Em sua obra Poética, provavelmente registrada entre os anos 335 a.C. e 323 a.C., é um conjunto de anotações das aulas do filósofo grego Aristóteles (384–322 a.C.) sobre o tema da poesia e da arte em sua época. Nela, o polímata introduz o conceito de hamartia como uma falha trágica do protagonista. Ele a descreve como um defeito de julgamento que ocorre, geralmente, sem a intenção de causar dano, mas que tem consequências desastrosas para o personagem. Essa falha é uma característica do herói virtuoso e digno, sendo ele o responsável por sua queda inevitável, forçada pelo destino — ou seja, por uma predestinação. Isso provoca no público uma catarse, que é uma purificação ou purgação das emoções de compaixão e medo.
O poeta, dramaturgo e ator inglês William Shakespeare (1564–1616) apresenta em suas peças trágicas o conceito de hamartia em seus protagonistas, mas de forma mais complexa e diversificada. Embora o erro de julgamento continue sendo determinante, os erros trágicos dos personagens shakespearianos são acompanhados por questões psicológicas e falhas morais, como a ambição desmedida, o ciúme, a indecisão ou o orgulho. Essas falhas são mais explícitas e frequentemente mais dramáticas do que em Aristóteles, e os personagens de Shakespeare muitas vezes têm um maior senso de autoconhecimento e conflitos internos, o que torna suas quedas ainda mais universais.
Nas tragédias de Shakespeare, as transformações de personalidades são, na maioria das vezes, causadas por falhas de caráter dos personagens.

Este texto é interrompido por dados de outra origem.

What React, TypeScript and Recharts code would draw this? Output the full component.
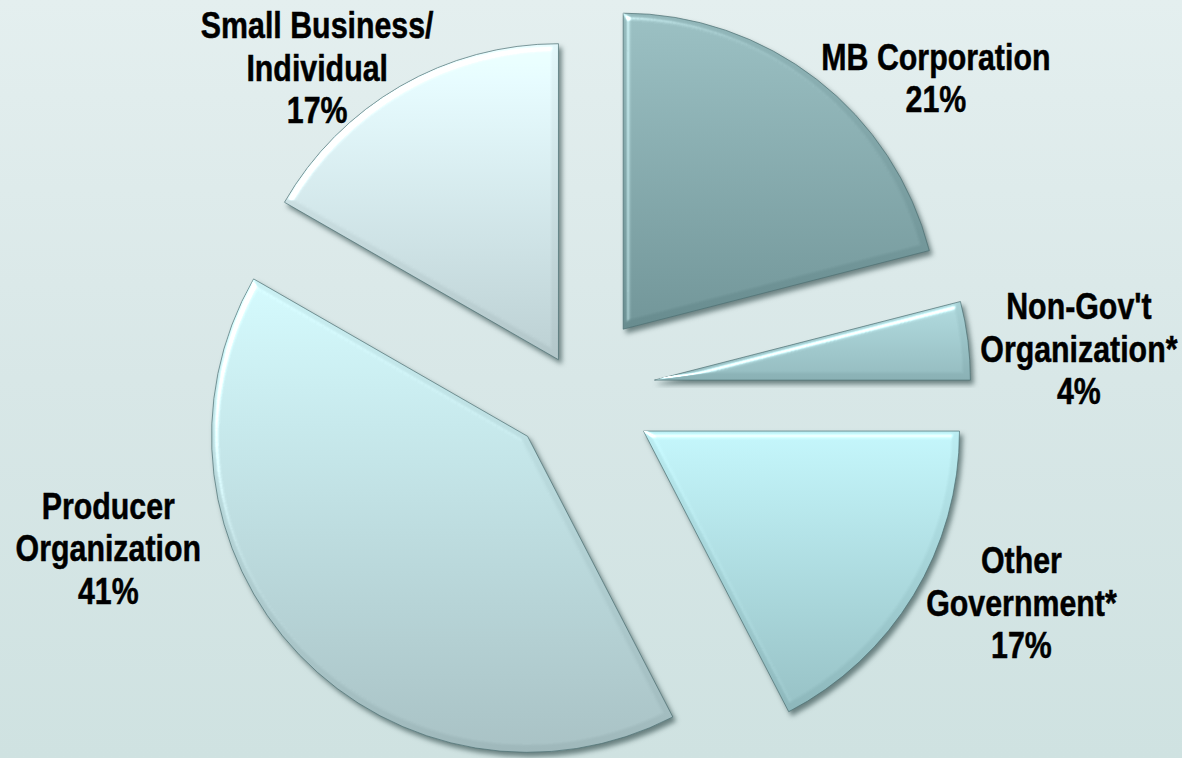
import React from 'react';
import { PieChart, Pie, Cell, Sector } from 'recharts';

// slice names (\n = line break in label) and shares in percent, clockwise from 12 o'clock
const categories = [
  'MB Corporation',
  "Non-Gov't\nOrganization*",
  'Other\nGovernment*',
  'Producer\nOrganization',
  'Small Business/\nIndividual',
];
const shares = [21.0, 4.0, 17.4, 40.9, 16.7];

// styling per slice
const explode = [77, 79, 79, 67, 35];
const sliceColors = [
  ['#92b7ba', '#688c8f'],
  ['#a9d3d7', '#8ab1b5'],
  ['#bbedf2', '#8db7bb'],
  ['#cbf1f4', '#9fb8bb'],
  ['#e3f8fb', '#b2c6c9'],
];
// label block centre relative to the outer middle of the exploded slice
const labelShift = [
  [119, -1.5],
  [111, 8.5],
  [108, 7.5],
  [-191, -106.5],
  [-83, -18.5],
];

const data = categories.map((name, i) => ({ name, value: shares[i] }));

const RAD = Math.PI / 180;
const LINE_H = 42.5;
// no Arial Narrow available: squeeze Liberation Sans (Arial metrics) horizontally
const FONT = "'Liberation Sans', Arial, sans-serif";
const NARROW = 0.82;

const renderSlice = (props: any) => {
  const { cx, cy, outerRadius, startAngle, endAngle, midAngle, percent, index, name } = props;
  const d = explode[index];
  const ux = Math.cos(-midAngle * RAD);
  const uy = Math.sin(-midAngle * RAD);
  const sx = cx + ux * d;
  const sy = cy + uy * d;
  const edgeX = cx + ux * (d + outerRadius);
  const edgeY = cy + uy * (d + outerRadius);
  const tx = edgeX + labelShift[index][0];
  const ty = edgeY + labelShift[index][1];
  const lines = [...String(name).split('\n'), `${Math.round(percent * 100)}%`];
  const firstBase = ty - ((lines.length - 1) / 2) * LINE_H + 13;

  return (
    <g>
      <g filter="url(#bevel)">
        <Sector
          cx={sx}
          cy={sy}
          innerRadius={0}
          outerRadius={outerRadius}
          startAngle={startAngle}
          endAngle={endAngle}
          fill={`url(#slice${index})`}
          stroke="#4f7073"
          strokeOpacity={0.7}
          strokeWidth={1}
        />
      </g>
      <g transform={`translate(${tx} 0) scale(${NARROW} 1)`}>
        <text
          x={0}
          y={firstBase}
          textAnchor="middle"
          fontFamily={FONT}
          fontWeight={700}
          fontSize={37}
          fill="#000"
          stroke="#000"
          strokeWidth={0.5}
        >
          {lines.map((l, k) => (
            <tspan key={k} x={0} y={firstBase + k * LINE_H}>
              {l}
            </tspan>
          ))}
        </text>
      </g>
    </g>
  );
};

export default function App() {
  return (
    <div
      style={{
        position: 'absolute',
        left: 0,
        top: 0,
        width: 1182,
        height: 758,
        background: 'linear-gradient(180deg, #e4efef 0%, #d8e7e7 50%, #cfe2e1 100%)',
      }}
    >
      <PieChart width={1182} height={758} margin={{ top: 0, right: 0, bottom: 0, left: 0 }}>
        <defs>
          {sliceColors.map(([top, bottom], i) => (
            <linearGradient key={i} id={`slice${i}`} x1="0" y1="0" x2="0" y2="1">
              <stop offset="0%" stopColor={top} />
              <stop offset="100%" stopColor={bottom} />
            </linearGradient>
          ))}
          <filter id="bevel" x="-5%" y="-5%" width="115%" height="115%" colorInterpolationFilters="sRGB">
            <feGaussianBlur in="SourceAlpha" stdDeviation="3" result="blur" />
            <feSpecularLighting
              in="blur"
              surfaceScale="5"
              specularConstant="1"
              specularExponent="26"
              lightingColor="#ffffff"
              result="spec"
            >
              <feDistantLight azimuth="225" elevation="35" />
            </feSpecularLighting>
            <feComposite in="spec" in2="SourceAlpha" operator="in" result="specIn" />
            <feComposite in="SourceGraphic" in2="specIn" operator="arithmetic" k1="0" k2="1" k3="0.9" k4="0" result="lit" />
            <feGaussianBlur in="SourceAlpha" stdDeviation="2.5" result="sblur" />
            <feOffset in="sblur" dx="3" dy="4" result="soff" />
            <feFlood floodColor="#24403f" floodOpacity="0.6" />
            <feComposite in2="soff" operator="in" result="shadow" />
            <feMerge>
              <feMergeNode in="shadow" />
              <feMergeNode in="lit" />
            </feMerge>
          </filter>
        </defs>
        <Pie
          data={data}
          dataKey="value"
          nameKey="name"
          cx={576}
          cy={390}
          innerRadius={0}
          outerRadius={316}
          startAngle={90}
          endAngle={-270}
          stroke="none"
          label={renderSlice}
          labelLine={false}
          isAnimationActive={false}
        >
          {data.map((_, i) => (
            <Cell key={i} fill="transparent" />
          ))}
        </Pie>
      </PieChart>
    </div>
  );
}
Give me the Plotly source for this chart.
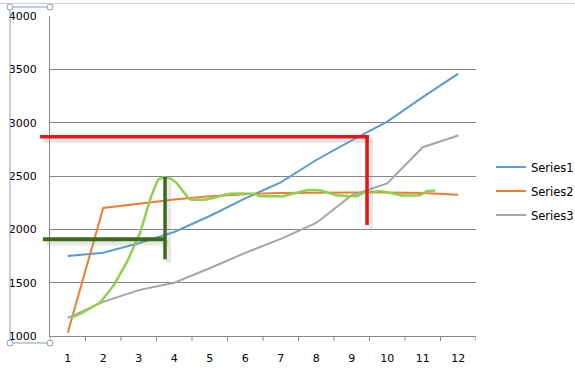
import plotly.graph_objects as go

categories = [1, 2, 3, 4, 5, 6, 7, 8, 9, 10, 11, 12]
series1 = [1750, 1780, 1870, 1975, 2125, 2290, 2440, 2650, 2835, 3010, 3240, 3460]
series2 = [1030, 2200, 2240, 2280, 2310, 2330, 2340, 2345, 2345, 2345, 2340, 2325]
series3 = [1170, 1320, 1430, 1500, 1635, 1780, 1910, 2060, 2320, 2430, 2770, 2880]

# freehand light-green sketch (x in category units, y in value units)
sketch_x = [1.11, 1.3, 1.91, 2.28, 2.66, 3.04, 3.32, 3.55, 3.69, 3.88, 4.05, 4.21, 4.44,
            4.9, 5.57, 6.23, 6.42, 7.07, 7.73, 8.1, 8.58, 9.14, 9.33, 9.8, 10.17,
            10.36, 10.92, 11.11, 11.35]
sketch_y = [1175, 1200, 1315, 1470, 1690, 1970, 2280, 2467, 2485, 2477, 2440, 2374, 2280,
            2280, 2334, 2334, 2311, 2311, 2367, 2367, 2320, 2311, 2343, 2358, 2336,
            2320, 2320, 2358, 2365]

# hand-drawn L markers: (x0, y0, x1, y1) in category/value units
red_h = (0.22, 2868, 9.49, 2868)
red_v = (9.43, 2868, 9.43, 2041)
green_h = (0.30, 1907, 3.74, 1907)
green_v = (3.74, 2491, 3.74, 1719)

names = ["Series1", "Series2", "Series3"]
colors = ["#5b9bd5", "#ed7d31", "#a5a5a5"]

fig = go.Figure()
for i, (nm, vals, col) in enumerate(zip(names, [series1, series2, series3], colors)):
    fig.add_trace(go.Scatter(x=categories, y=vals, mode="lines", name=nm,
                             legendgroup=nm, line=dict(color=col, width=2)))

fig.add_trace(go.Scatter(x=sketch_x, y=sketch_y, mode="lines", showlegend=False,
                         line=dict(color="#8fd14f", width=2.5, shape="spline", smoothing=0.3),
                         hoverinfo="skip"))

def px(xd):
    return (xd - 0.5) / 12.0

shapes = []
def seg(s, color, width, dx=0.0, dy=0.0):
    shapes.append(dict(type="line", xref="paper", yref="y",
                       x0=px(s[0] + dx), y0=s[1] + dy, x1=px(s[2] + dx), y1=s[3] + dy,
                       line=dict(color=color, width=width), layer="above"))

shadow = "rgba(150,150,150,0.22)"
sx, sy = 0.1, -35
for s in (red_h, red_v, green_h, green_v):
    seg(s, shadow, 5, sx, sy)
seg(red_h, "#e8141c", 3.5)
seg(red_v, "#e8141c", 3.5)
seg(green_h, "#3d6b1d", 4)
seg(green_v, "#3d6b1d", 3.5)

# axis selection frame
fx0, fx1, fy0, fy1 = -40 / 426, 0.0, 1 + 9 / 320, -7 / 320
fc = "#8da0b6"
for (a, b, c, d) in [(fx0, fy0, fx1, fy0), (fx0, fy1, fx1, fy1), (fx0, fy0, fx0, fy1)]:
    shapes.append(dict(type="line", xref="paper", yref="paper", x0=a, y0=b, x1=c, y1=d,
                       line=dict(color=fc, width=1)))
for (a, b) in [(fx0, fy0), (fx1, fy0), (fx0, fy1), (fx1, fy1)]:
    shapes.append(dict(type="circle", xref="paper", yref="paper", xsizemode="pixel",
                       ysizemode="pixel", xanchor=a, yanchor=b, x0=-3, x1=3, y0=-3, y1=3,
                       line=dict(color=fc, width=1), fillcolor="white"))
# faint chart border at top
shapes.append(dict(type="line", xref="paper", yref="paper", x0=-50 / 426, x1=525 / 426,
                   y0=1 + 12.5 / 320, y1=1 + 12.5 / 320, line=dict(color="#d0d0d0", width=1)))

fig.update_layout(
    width=575, height=373,
    margin=dict(l=50, r=99, t=16, b=37, autoexpand=False),
    paper_bgcolor="white", plot_bgcolor="white",
    font=dict(family="DejaVu Sans", size=11, color="#000000"),
    shapes=shapes,
    showlegend=True,
    legend=dict(x=1.035, xanchor="left", y=0.453, yanchor="middle",
                font=dict(family="DejaVu Sans", size=11.5),
                traceorder="grouped", tracegroupgap=5, bgcolor="rgba(0,0,0,0)"),
    xaxis=dict(range=[0.5, 12.5], tickmode="array", tickvals=categories,
               ticktext=[str(c) for c in categories], showgrid=False, zeroline=False,
               showline=True, linecolor="#868686", linewidth=1,
               ticks="", ticklabelstandoff=12, automargin=False),
    yaxis=dict(range=[1000, 4000], dtick=500, tick0=1000, showgrid=True,
               gridcolor="#868686", gridwidth=1, zeroline=False, showline=True,
               linecolor="#868686", linewidth=1, ticks="", ticklabelstandoff=10,
               automargin=False),
)

# x-axis tick marks at category boundaries
for k in range(13):
    fig.add_shape(type="line", xref="x", yref="paper", x0=0.5 + k, x1=0.5 + k,
                  y0=0, y1=-5 / 320, line=dict(color="#868686", width=1))

fig.write_html("out.html")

Por exemplo, sobre a hamartia: Em Romeu e Julieta, escrita por volta de 1592, a impulsividade de Romeu Montéquio apresenta uma falha fatal que o leva à morte, juntamente com o suicídio de sua amada; Hamlet, escrita entre 1599 e 1601, apresenta sua falha na forma de indecisão e hesitação em vingar a morte de seu pai, o que contribui para sua própria morte e a de vários outros; Otelo, escrita em 1603, sofre de ciúme, manipulado por Iago, o que o leva a cometer o assassinato de Desdêmona, destruindo sua própria vida; Macbeth, escrita entre 1603 e 1607, tem a ambição, alimentada por um transtorno de personalidade obsessivo-compulsiva, que o leva a cometer assassinatos e, eventualmente, à sua destruição; Rei Lear, publicada em 1606, é impulsionado por seu orgulho e arrogância excessivos. Essas tragédias em Shakespeare são frequentemente motivadas por falhas de caráter dos personagens e por suas interações complexas com os outros. Esses elementos são conhecidos como defeito trágico.
As tragédias de Shakespeare abordam temas universais como ambição, vingança, amor, loucura e destino, retratando personagens que confrontam suas próprias falhas morais e forças externas perversas, as quais conduzem à queda do herói — geralmente nobre — em um ciclo de sofrimento que, ao final, culmina em morte ou ruína. As tragédias também lidam com o conflito entre destino e livre-arbítrio. Em muitas de suas peças, o personagem parece estar submetido a forças externas ou divinas, como no caso dos presságios em Macbeth ou do destino trágico de Romeu e Julieta. No entanto, essas forças externas interagem com as escolhas e ações dos personagens, o que levanta a questão: o destino é realmente inevitável ou a própria ruína é consequência das escolhas pessoais? Isso sugere uma integração entre destino e livre-arbítrio, na qual o futuro trágico é tanto predito quanto causado pelas próprias decisões dos personagens. Por exemplo, a dualidade entre amor e ódio em peças como Romeu e Julieta e Antônio e Cleópatra é idealizada e está entrelaçada com o conflito. Essa mistura cria uma tensão destrutiva, pois o amor, muitas vezes, leva à morte tanto dos próprios personagens quanto daqueles ao seu redor. Em Otelo, o amor de Otelo por Desdêmona é corrompido pela insegurança e pelo ciúme — sentimentos que o levam a cometer o assassinato da esposa.
As obras de Shakespeare, especialmente Hamlet, abordam temas filosóficos relacionados ao medo, à morte, à moralidade e à condição humana, destacando o sofrimento existencial. O monólogo “Ser ou não ser” exemplifica esse conflito. Suas tragédias provocam uma catarse no público, que sente compaixão e medo ao se identificar com os personagens e suas falhas morais. Essa empatia — emoção que Aristóteles chamou de catharsis — é uma das grandes contribuições de Shakespeare à literatura mundial.